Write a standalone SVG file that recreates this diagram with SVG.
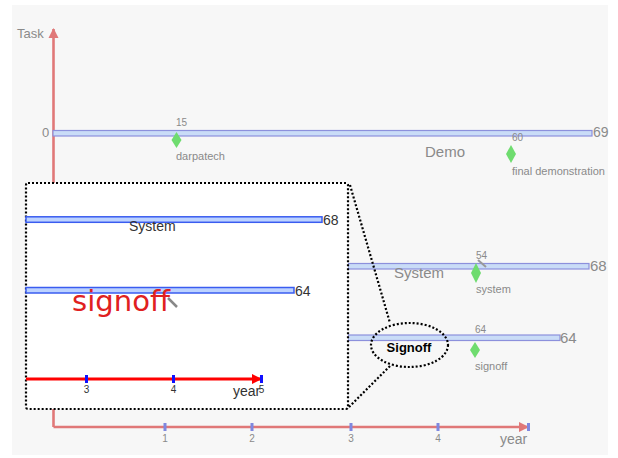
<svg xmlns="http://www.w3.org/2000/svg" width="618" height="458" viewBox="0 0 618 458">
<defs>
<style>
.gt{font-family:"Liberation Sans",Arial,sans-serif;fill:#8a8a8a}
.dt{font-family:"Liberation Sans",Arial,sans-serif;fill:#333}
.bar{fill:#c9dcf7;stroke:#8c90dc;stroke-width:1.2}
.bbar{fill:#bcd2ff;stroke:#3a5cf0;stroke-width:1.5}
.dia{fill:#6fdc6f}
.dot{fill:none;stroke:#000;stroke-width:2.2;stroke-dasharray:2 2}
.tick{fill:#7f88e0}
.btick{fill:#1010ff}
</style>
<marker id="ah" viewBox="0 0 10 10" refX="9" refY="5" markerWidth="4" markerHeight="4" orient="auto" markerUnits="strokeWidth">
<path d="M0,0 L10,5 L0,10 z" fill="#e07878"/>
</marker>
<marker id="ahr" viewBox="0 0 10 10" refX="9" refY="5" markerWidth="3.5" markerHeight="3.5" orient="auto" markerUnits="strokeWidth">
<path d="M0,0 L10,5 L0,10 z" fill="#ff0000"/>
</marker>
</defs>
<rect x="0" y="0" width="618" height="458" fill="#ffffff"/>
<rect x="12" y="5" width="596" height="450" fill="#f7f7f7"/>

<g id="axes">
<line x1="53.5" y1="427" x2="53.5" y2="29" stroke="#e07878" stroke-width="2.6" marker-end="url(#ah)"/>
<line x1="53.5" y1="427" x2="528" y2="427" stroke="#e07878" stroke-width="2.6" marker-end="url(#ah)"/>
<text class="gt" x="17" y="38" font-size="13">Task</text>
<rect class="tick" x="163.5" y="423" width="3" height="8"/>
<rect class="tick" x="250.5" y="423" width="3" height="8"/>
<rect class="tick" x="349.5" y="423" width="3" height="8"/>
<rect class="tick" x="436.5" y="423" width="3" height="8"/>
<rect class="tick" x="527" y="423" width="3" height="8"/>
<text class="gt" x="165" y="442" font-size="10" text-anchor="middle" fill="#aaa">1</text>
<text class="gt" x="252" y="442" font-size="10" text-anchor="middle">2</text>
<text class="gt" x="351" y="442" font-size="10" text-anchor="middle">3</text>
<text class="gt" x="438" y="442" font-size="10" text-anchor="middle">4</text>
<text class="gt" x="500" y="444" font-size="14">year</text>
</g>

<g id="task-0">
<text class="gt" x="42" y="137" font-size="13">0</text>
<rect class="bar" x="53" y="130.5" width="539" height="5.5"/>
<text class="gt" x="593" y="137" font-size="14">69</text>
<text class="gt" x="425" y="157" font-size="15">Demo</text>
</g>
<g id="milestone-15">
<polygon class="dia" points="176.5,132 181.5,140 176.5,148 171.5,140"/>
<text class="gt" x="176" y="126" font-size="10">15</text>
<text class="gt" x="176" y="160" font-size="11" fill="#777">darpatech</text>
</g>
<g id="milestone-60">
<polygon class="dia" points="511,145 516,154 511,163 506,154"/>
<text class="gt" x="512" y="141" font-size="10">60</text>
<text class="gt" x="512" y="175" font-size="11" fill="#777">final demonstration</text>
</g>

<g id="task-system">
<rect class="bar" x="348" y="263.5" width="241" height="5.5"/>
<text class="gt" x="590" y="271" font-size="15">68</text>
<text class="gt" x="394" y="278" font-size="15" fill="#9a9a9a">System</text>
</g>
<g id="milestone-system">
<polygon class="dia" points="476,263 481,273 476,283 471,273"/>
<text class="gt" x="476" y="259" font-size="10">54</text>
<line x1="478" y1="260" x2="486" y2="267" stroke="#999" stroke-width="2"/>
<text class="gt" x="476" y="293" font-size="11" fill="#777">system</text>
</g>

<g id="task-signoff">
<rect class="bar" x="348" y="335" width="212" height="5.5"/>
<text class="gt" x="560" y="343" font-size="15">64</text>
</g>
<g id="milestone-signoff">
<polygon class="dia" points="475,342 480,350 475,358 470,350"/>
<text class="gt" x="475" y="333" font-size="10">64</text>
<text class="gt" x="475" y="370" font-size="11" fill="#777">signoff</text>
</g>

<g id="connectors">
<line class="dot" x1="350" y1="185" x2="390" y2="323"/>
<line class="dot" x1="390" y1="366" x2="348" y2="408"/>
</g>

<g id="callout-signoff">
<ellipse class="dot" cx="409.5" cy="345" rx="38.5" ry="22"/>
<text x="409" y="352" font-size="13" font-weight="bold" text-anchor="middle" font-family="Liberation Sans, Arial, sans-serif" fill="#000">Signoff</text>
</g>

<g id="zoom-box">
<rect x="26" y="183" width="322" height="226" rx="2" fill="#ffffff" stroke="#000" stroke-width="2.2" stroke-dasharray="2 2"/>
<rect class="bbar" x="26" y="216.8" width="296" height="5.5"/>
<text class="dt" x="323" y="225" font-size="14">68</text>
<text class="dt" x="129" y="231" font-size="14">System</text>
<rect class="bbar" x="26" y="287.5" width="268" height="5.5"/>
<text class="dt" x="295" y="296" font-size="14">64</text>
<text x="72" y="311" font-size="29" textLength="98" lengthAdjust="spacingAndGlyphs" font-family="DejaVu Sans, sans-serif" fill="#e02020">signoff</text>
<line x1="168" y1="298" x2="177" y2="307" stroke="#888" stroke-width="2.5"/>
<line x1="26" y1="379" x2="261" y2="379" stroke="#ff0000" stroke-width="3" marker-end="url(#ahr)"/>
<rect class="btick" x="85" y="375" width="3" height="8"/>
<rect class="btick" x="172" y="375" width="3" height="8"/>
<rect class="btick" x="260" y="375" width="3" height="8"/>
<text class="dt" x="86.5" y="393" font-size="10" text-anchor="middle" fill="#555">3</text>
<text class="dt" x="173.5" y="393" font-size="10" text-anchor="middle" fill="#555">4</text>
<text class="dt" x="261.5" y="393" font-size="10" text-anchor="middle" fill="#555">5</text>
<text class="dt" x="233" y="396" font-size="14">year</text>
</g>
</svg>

::::::::::

:: Your instructions ::
Return the listing above in full and without alteration, excluding its pictures.

:: Result of this exercise ::
Write a standalone SVG file that recreates this diagram with SVG.
<svg xmlns="http://www.w3.org/2000/svg" width="618" height="458" viewBox="0 0 618 458">
<defs>
<style>
.gt{font-family:"Liberation Sans",Arial,sans-serif;fill:#8a8a8a}
.dt{font-family:"Liberation Sans",Arial,sans-serif;fill:#333}
.bar{fill:#c9dcf7;stroke:#8c90dc;stroke-width:1.2}
.bbar{fill:#bcd2ff;stroke:#3a5cf0;stroke-width:1.5}
.dia{fill:#6fdc6f}
.dot{fill:none;stroke:#000;stroke-width:2.2;stroke-dasharray:2 2}
.tick{fill:#7f88e0}
.btick{fill:#1010ff}
</style>
<marker id="ah" viewBox="0 0 10 10" refX="9" refY="5" markerWidth="4" markerHeight="4" orient="auto" markerUnits="strokeWidth">
<path d="M0,0 L10,5 L0,10 z" fill="#e07878"/>
</marker>
<marker id="ahr" viewBox="0 0 10 10" refX="9" refY="5" markerWidth="3.5" markerHeight="3.5" orient="auto" markerUnits="strokeWidth">
<path d="M0,0 L10,5 L0,10 z" fill="#ff0000"/>
</marker>
</defs>
<rect x="0" y="0" width="618" height="458" fill="#ffffff"/>
<rect x="12" y="5" width="596" height="450" fill="#f7f7f7"/>

<g id="axes">
<line x1="53.5" y1="427" x2="53.5" y2="29" stroke="#e07878" stroke-width="2.6" marker-end="url(#ah)"/>
<line x1="53.5" y1="427" x2="528" y2="427" stroke="#e07878" stroke-width="2.6" marker-end="url(#ah)"/>
<text class="gt" x="17" y="38" font-size="13">Task</text>
<rect class="tick" x="163.5" y="423" width="3" height="8"/>
<rect class="tick" x="250.5" y="423" width="3" height="8"/>
<rect class="tick" x="349.5" y="423" width="3" height="8"/>
<rect class="tick" x="436.5" y="423" width="3" height="8"/>
<rect class="tick" x="527" y="423" width="3" height="8"/>
<text class="gt" x="165" y="442" font-size="10" text-anchor="middle" fill="#aaa">1</text>
<text class="gt" x="252" y="442" font-size="10" text-anchor="middle">2</text>
<text class="gt" x="351" y="442" font-size="10" text-anchor="middle">3</text>
<text class="gt" x="438" y="442" font-size="10" text-anchor="middle">4</text>
<text class="gt" x="500" y="444" font-size="14">year</text>
</g>

<g id="task-0">
<text class="gt" x="42" y="137" font-size="13">0</text>
<rect class="bar" x="53" y="130.5" width="539" height="5.5"/>
<text class="gt" x="593" y="137" font-size="14">69</text>
<text class="gt" x="425" y="157" font-size="15">Demo</text>
</g>
<g id="milestone-15">
<polygon class="dia" points="176.5,132 181.5,140 176.5,148 171.5,140"/>
<text class="gt" x="176" y="126" font-size="10">15</text>
<text class="gt" x="176" y="160" font-size="11" fill="#777">darpatech</text>
</g>
<g id="milestone-60">
<polygon class="dia" points="511,145 516,154 511,163 506,154"/>
<text class="gt" x="512" y="141" font-size="10">60</text>
<text class="gt" x="512" y="175" font-size="11" fill="#777">final demonstration</text>
</g>

<g id="task-system">
<rect class="bar" x="348" y="263.5" width="241" height="5.5"/>
<text class="gt" x="590" y="271" font-size="15">68</text>
<text class="gt" x="394" y="278" font-size="15" fill="#9a9a9a">System</text>
</g>
<g id="milestone-system">
<polygon class="dia" points="476,263 481,273 476,283 471,273"/>
<text class="gt" x="476" y="259" font-size="10">54</text>
<line x1="478" y1="260" x2="486" y2="267" stroke="#999" stroke-width="2"/>
<text class="gt" x="476" y="293" font-size="11" fill="#777">system</text>
</g>

<g id="task-signoff">
<rect class="bar" x="348" y="335" width="212" height="5.5"/>
<text class="gt" x="560" y="343" font-size="15">64</text>
</g>
<g id="milestone-signoff">
<polygon class="dia" points="475,342 480,350 475,358 470,350"/>
<text class="gt" x="475" y="333" font-size="10">64</text>
<text class="gt" x="475" y="370" font-size="11" fill="#777">signoff</text>
</g>

<g id="connectors">
<line class="dot" x1="350" y1="185" x2="390" y2="323"/>
<line class="dot" x1="390" y1="366" x2="348" y2="408"/>
</g>

<g id="callout-signoff">
<ellipse class="dot" cx="409.5" cy="345" rx="38.5" ry="22"/>
<text x="409" y="352" font-size="13" font-weight="bold" text-anchor="middle" font-family="Liberation Sans, Arial, sans-serif" fill="#000">Signoff</text>
</g>

<g id="zoom-box">
<rect x="26" y="183" width="322" height="226" rx="2" fill="#ffffff" stroke="#000" stroke-width="2.2" stroke-dasharray="2 2"/>
<rect class="bbar" x="26" y="216.8" width="296" height="5.5"/>
<text class="dt" x="323" y="225" font-size="14">68</text>
<text class="dt" x="129" y="231" font-size="14">System</text>
<rect class="bbar" x="26" y="287.5" width="268" height="5.5"/>
<text class="dt" x="295" y="296" font-size="14">64</text>
<text x="72" y="311" font-size="29" textLength="98" lengthAdjust="spacingAndGlyphs" font-family="DejaVu Sans, sans-serif" fill="#e02020">signoff</text>
<line x1="168" y1="298" x2="177" y2="307" stroke="#888" stroke-width="2.5"/>
<line x1="26" y1="379" x2="261" y2="379" stroke="#ff0000" stroke-width="3" marker-end="url(#ahr)"/>
<rect class="btick" x="85" y="375" width="3" height="8"/>
<rect class="btick" x="172" y="375" width="3" height="8"/>
<rect class="btick" x="260" y="375" width="3" height="8"/>
<text class="dt" x="86.5" y="393" font-size="10" text-anchor="middle" fill="#555">3</text>
<text class="dt" x="173.5" y="393" font-size="10" text-anchor="middle" fill="#555">4</text>
<text class="dt" x="261.5" y="393" font-size="10" text-anchor="middle" fill="#555">5</text>
<text class="dt" x="233" y="396" font-size="14">year</text>
</g>
</svg>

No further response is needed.